St Annes, Sand and Santas
My mum’s from Lancashire, her mum was from Lancashire, and so was her mum and her mum before that. Pretty much all my mum’s relatives still live there, just outside Blackpool, in and around Lytham St Annes.
I was very close to my Gran and spent big parts of my childhood with her, including a lot of time in Blackpool. I have lots of fond memories of walking into town across the golf course at the back of our house, eating sandwiches on the beach and being told off for blowing bubbles down my straw in a department store café that we regularly went to.
When my sister was born my grandparents left Blackpool to be closer to my mum. This was a big deal for both of them, but especially for my Gran who’d rarely left Lancashire before that. My Gran, mum, sister and I would go back each year for a holiday and to visit our family there – it became a much-loved tradition.
Sadly my Gran died a few years ago and we haven’t been back to St Annes since. This weekend however the old tradition was revived when we took my niece, Bean, to meet her great-aunts and wider family for the first time. While we were there my mum reminisced about being taken to see her great grandparents there and it felt lovely that our connection with the place is so deep-rooted. Bean even wobbled precariously close to a mini-boating lake that my mum had fallen into as a toddler.
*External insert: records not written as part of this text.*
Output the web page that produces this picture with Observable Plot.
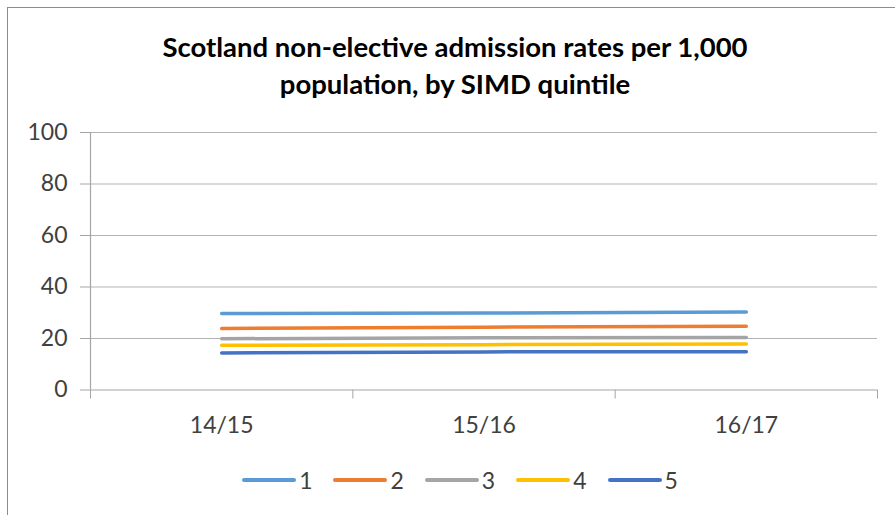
<!DOCTYPE html>
<html>
<head>
<meta charset="utf-8">
<script src="https://cdn.jsdelivr.net/npm/d3@7"></script>
<script src="https://cdn.jsdelivr.net/npm/@observablehq/plot@0.6"></script>
<style>
  html, body { margin: 0; padding: 0; background: #fff; }
  #chart { position: relative; width: 895px; height: 515px; overflow: hidden; font-family: Lato, "Open Sans", sans-serif; }
  #frame { position: absolute; left: 7px; top: 7px; right: -10px; bottom: -10px; border-top: 1.5px solid #8c8c8c; border-left: 1.5px solid #8c8c8c; }
  #title { position: absolute; left: 7px; width: 896px; top: 27.5px; text-align: center; font-weight: 700; font-size: 27.5px; line-height: 37px; color: #000; }
  #plot { position: absolute; left: 0; top: 0; }
  #legend { position: absolute; left: 12px; width: 896px; top: 465px; height: 30px; display: flex; justify-content: center; align-items: center; font-size: 23px; color: #404040; }
  .item { display: flex; align-items: center; margin: 0 10.5px; }
  .swatch { width: 54px; height: 3.2px; border-radius: 2px; margin-right: 3px; }
</style>
</head>
<body>
<div id="chart">
  <div id="frame"></div>
  <div id="title">Scotland non-elective admission rates per 1,000<br>population, by SIMD quintile</div>
  <div id="plot"></div>
  <div id="legend"></div>
</div>
<script>
// Financial years on the category axis
const years = ["14/15", "15/16", "16/17"];
// SIMD quintiles and their line colours
const quintiles = ["1", "2", "3", "4", "5"];
const colors = ["#5B9BD5", "#ED7D31", "#A5A5A5", "#FFC000", "#4472C4"];
// Admission rates per 1,000 population, one array per quintile
const q1 = [29.7, 29.9, 30.3];
const q2 = [23.9, 24.4, 24.8];
const q3 = [19.9, 20.3, 20.4];
const q4 = [17.4, 17.6, 17.9];
const q5 = [14.4, 14.8, 14.9];
// Value axis ticks
const yTicks = [0, 20, 40, 60, 80, 100];

const series = [q1, q2, q3, q4, q5];
const rows = series.flatMap((vals, s) =>
  vals.map((v, i) => ({quintile: quintiles[s], idx: i, value: v}))
);

// Category index positions and the boundaries between categories
const centers = years.map((_, i) => i);
const bounds = d3.range(-0.5, years.length, 1);

const plot = Plot.plot({
  width: 895,
  height: 450,
  marginTop: 132,
  marginBottom: 60.5,
  marginLeft: 90,
  marginRight: 18,
  style: {fontFamily: "Lato, 'Open Sans', sans-serif", background: "transparent"},
  x: {domain: [-0.5, years.length - 0.5]},
  y: {domain: [0, 100]},
  color: {domain: quintiles, range: colors},
  marks: [
    Plot.ruleY(yTicks.filter(t => t > 0), {stroke: "#b3b3b3", strokeWidth: 1}),
    Plot.ruleY([0], {stroke: "#a6a6a6", strokeWidth: 1.2}),
    Plot.ruleX([-0.5], {y1: 0, y2: 100, stroke: "#a6a6a6", strokeWidth: 1.2}),
    Plot.axisY({ticks: yTicks, tickSize: 10, tickPadding: 13, fontSize: 23, color: "#404040", stroke: "#a6a6a6", strokeOpacity: 1, label: null}),
    Plot.axisX({ticks: bounds, tickSize: 9, tickFormat: () => "", stroke: "#a6a6a6", strokeOpacity: 1, label: null}),
    Plot.axisX({ticks: centers, tickSize: 0, tickPadding: 27, tickFormat: i => years[i], fontSize: 23, color: "#404040", label: null}),
    Plot.line(rows, {x: "idx", y: "value", z: "quintile", stroke: "quintile", strokeWidth: 3.5, strokeLinecap: "round"})
  ]
});
document.getElementById("plot").appendChild(plot);

// Legend below the plot
const legend = document.getElementById("legend");
quintiles.forEach((q, i) => {
  const item = document.createElement("div");
  item.className = "item";
  const sw = document.createElement("span");
  sw.className = "swatch";
  sw.style.background = colors[i];
  const label = document.createElement("span");
  label.textContent = q;
  item.appendChild(sw);
  item.appendChild(label);
  legend.appendChild(item);
});
</script>
</body>
</html>
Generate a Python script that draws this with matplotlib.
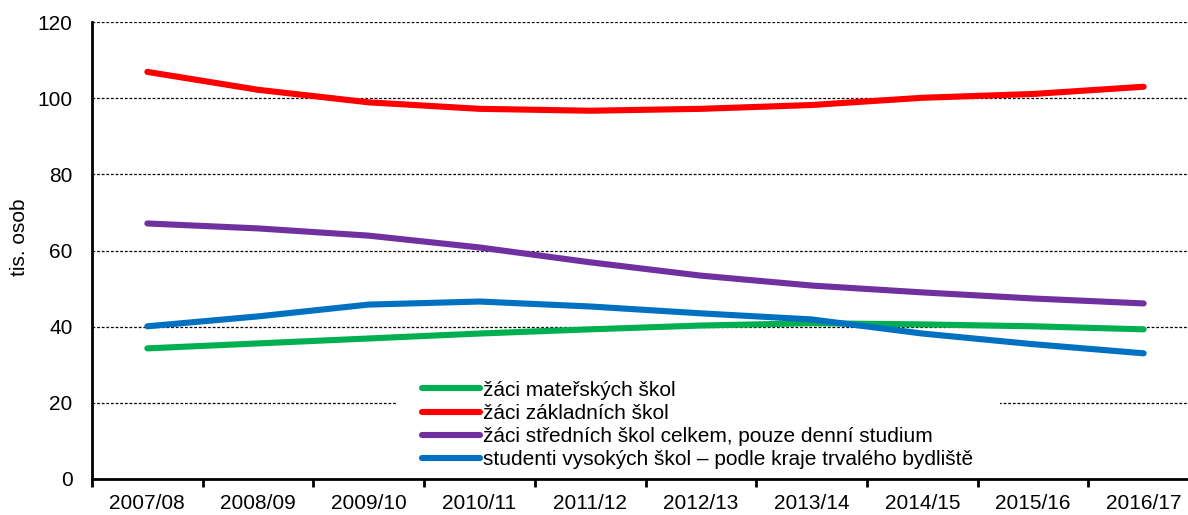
import matplotlib
matplotlib.use('Agg')
from matplotlib import pyplot as plt
from matplotlib.ticker import FixedLocator
from matplotlib.patches import Rectangle
import numpy as np

plt.rcParams['font.family'] = ['Liberation Sans', 'DejaVu Sans']

years = ['2007/08', '2008/09', '2009/10', '2010/11', '2011/12',
         '2012/13', '2013/14', '2014/15', '2015/16', '2016/17']

materske = [34.3, 35.6, 36.9, 38.2, 39.3, 40.3, 40.9, 40.6, 40.1, 39.3]
zakladni = [106.9, 102.2, 98.9, 97.2, 96.7, 97.2, 98.2, 100.1, 101.1, 103.0]
stredni = [67.1, 65.8, 63.9, 60.8, 56.9, 53.4, 50.8, 49.0, 47.4, 46.1]
vysoke = [40.1, 42.7, 45.8, 46.6, 45.3, 43.5, 41.9, 38.2, 35.4, 33.0]

labels = ['žáci mateřských škol',
          'žáci základních škol',
          'žáci středních škol celkem, pouze denní studium',
          'studenti vysokých škol – podle kraje trvalého bydliště']
colors = ['#00B050', '#FF0000', '#7030A0', '#0070C0']

W, H = 1188, 515
fig = plt.figure(figsize=(W / 100, H / 100), dpi=100)
ax = fig.add_axes([92 / W, 36 / H, (1199 - 92) / W, 457 / H])

x = np.arange(len(years))
for vals, lab, col in zip([materske, zakladni, stredni, vysoke], labels, colors):
    ax.plot(x, vals, color=col, lw=4.4, label=lab, zorder=3,
            solid_capstyle='round', solid_joinstyle='round')

ax.set_xlim(-0.5, len(years) - 0.5)
ax.set_ylim(0, 120)
ax.set_yticks(range(0, 121, 20))
ax.set_xticks(x)
ax.set_xticklabels(years)
ax.xaxis.set_minor_locator(FixedLocator(np.arange(-0.5, len(years), 1.0)))
ax.tick_params(axis='x', which='major', length=0, pad=11, labelsize=15)
ax.tick_params(axis='x', which='minor', length=6, width=2, color='black')
ax.tick_params(axis='y', length=0, pad=14, labelsize=15)

ax.grid(axis='y', color='black', lw=0.9, linestyle=(0, (2.2, 1.5)))
ax.set_axisbelow(True)
for s in ['top', 'right']:
    ax.spines[s].set_visible(False)
for s in ['left', 'bottom']:
    ax.spines[s].set_linewidth(2)

ax.set_ylabel('tis. osob', fontsize=15)
ax.yaxis.set_label_coords(-0.057, 0.53)

# white legend area that breaks the gridline at 20
ax.add_patch(Rectangle((0.2755, 0.01), 0.5447, 0.22, transform=ax.transAxes,
                       facecolor='white', edgecolor='none', zorder=1))

leg = ax.legend(loc='upper center', bbox_to_anchor=(0.547, 0.215), fontsize=15,
                frameon=False, handlelength=2.75, handletextpad=0.15,
                labelspacing=0.2, borderpad=0, borderaxespad=0)
for h in leg.get_lines():
    h.set_linewidth(4.4)
    h.set_solid_capstyle('round')

fig.savefig('out.png', dpi=100)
My mum had booked a lovely hotel for us all to stay in. You might be forgiven for thinking that Blackpool in January would be quiet and bleak. Actually it was neither, though the sleet that greeted us when we arrived was pretty bracing. The hotel was bustling with people including many families meeting up like ours. It had a pool and Bean spent a long time captivated by the water, watching through the glass as the bigger boys jumped gleefully shouting ‘splash’ each time someone went in.
She didn’t have to wait long before getting in for a splash herself and she giggled with excitement as she bobbed about in the water with my mum. I have a very strong memory of staying in a similar hotel in Blackpool during a family wedding when I was about the same age as Bean. In fact we went back years later and I recognised it, based on where the swimming pool was. My Gran also recognised it, not only as the wedding venue but also as somewhere she’d worked during the war when it had been used as a base for organising rationing.
Yesterday morning we had an hour or two before we had to leave and because the watery January sun had made an appearance we took Bean out for a brief walk. The long flat Fylde coast looked stunning and the beach and dunes were buzzing with people out walking.
I felt incredibly content being here with my family. I thought about my Gran a lot over the weekend, but as Bean shot across the familiar beach I felt her presence even more closely.
We all had a lovely break, especially Bean even though she did moan about the “Santas” in her shoes all the way home – I’m pretty sure she meant sand.